Dread Judges – It’s Totally Not Cool That Nine Robed Elders Run America
American politics is a lot like baseball in that basically nothing happens for long, long stretches of time. There are occasional flurries of action, however, when the Supreme Court announces decisions on the major cases that have been brought before it. In the past couple of weeks, the court has ruled, among other things, that “naturally occurring” human genes can’t be patented; that the federal government has to recognize same-sex marriages, though states don’t necessarily have to allow gays to marry; that refusing to answer questions from the cops can get you in trouble; that the University of Texas needs to reconsider its affirmative-action policies; and that the section of the Voting Rights Act that mandates some states to get permission from the federal government before changing their voting laws is outdated. All of those are potentially far-reaching decisions, and they were made by a panel of unelected judges who have their jobs for life.
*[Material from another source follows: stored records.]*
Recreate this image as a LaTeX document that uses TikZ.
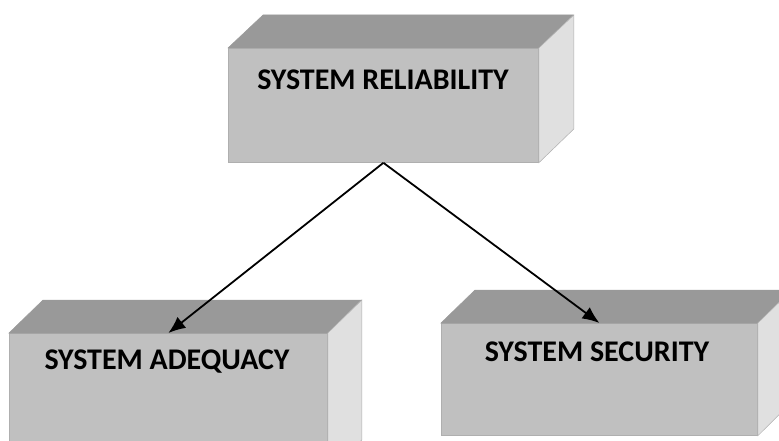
\documentclass[tikz,border=0pt]{standalone}
\usepackage{fontspec}
\setmainfont{Carlito}
\usetikzlibrary{arrows.meta}
\definecolor{frontc}{RGB}{192,192,192}
\definecolor{topc}{RGB}{153,153,153}
\definecolor{sidec}{RGB}{224,224,224}
\definecolor{edgec}{RGB}{175,175,175}
\tikzset{
  front/.style={draw=edgec,line width=0.8pt,fill=frontc,rectangle,inner sep=0pt,anchor=north west},
  topface/.style={fill=topc,draw=topc,line width=0.5pt},
  sideface/.style={fill=sidec,draw=edgec,line width=0.5pt},
  lbl/.style={font=\bfseries\fontsize{30}{36}\selectfont,text=black},
  conn/.style={line width=1.8pt,-{Latex[length=17pt,width=14pt]}}
}
\begin{document}
\begin{tikzpicture}[x=1pt,y=-1pt]
\useasboundingbox (0,0) rectangle (779,441);
\clip (0,0) rectangle (779,441);
% top box
\node[front,minimum width=310pt,minimum height=114pt] (rel) at (228,48) {};
\path[topface] (rel.north west) -- ++(35,-33) -- ++(310,0) -- (rel.north east) -- cycle;
\path[sideface] (rel.north east) -- ++(35,-33) -- ++(0,114) -- (rel.south east) -- cycle;
\node[lbl] (relt) at (383,80) {SYSTEM RELIABILITY};
% left box
\node[front,minimum width=318pt,minimum height=140pt] (adq) at (9,333) {};
\path[topface] (adq.north west) -- ++(34,-33) -- ++(318,0) -- (adq.north east) -- cycle;
\path[sideface] (adq.north east) -- ++(34,-33) -- ++(0,140) -- (adq.south east) -- cycle;
\node[lbl] (adqt) at (167,362) {SYSTEM ADEQUACY};
% right box
\node[front,minimum width=316pt,minimum height=112pt] (sec) at (441,323) {};
\path[topface] (sec.north west) -- ++(34,-33) -- ++(316,0) -- (sec.north east) -- cycle;
\path[sideface] (sec.north east) -- ++(34,-33) -- ++(0,112) -- (sec.south east) -- cycle;
\node[lbl] (sect) at (597,352) {SYSTEM SECURITY};
% connectors
\draw[conn] (rel.south) -- (adq.north);
\draw[conn] (rel.south) -- (sec.north);
\end{tikzpicture}
\end{document}
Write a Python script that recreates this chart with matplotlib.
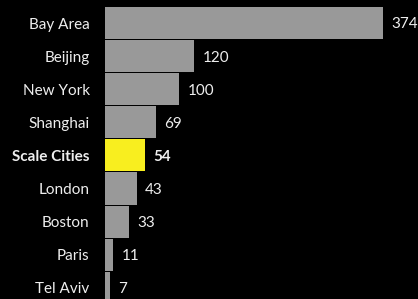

You can call the US a democracy if you like, but really, most of the important policy choices are made by a council of elders.
The vague idea most of us have about the Supreme Court is that it exists to determine whether laws are constitutional or not. In the words of Chief Justice John Roberts during his nomination hearings, a judge’s job is to “call balls and strikes.” The assumption is that the Constitution has a clear meaning and that applying that meaning to individual statues is just a matter of thinking and studying really, really hard.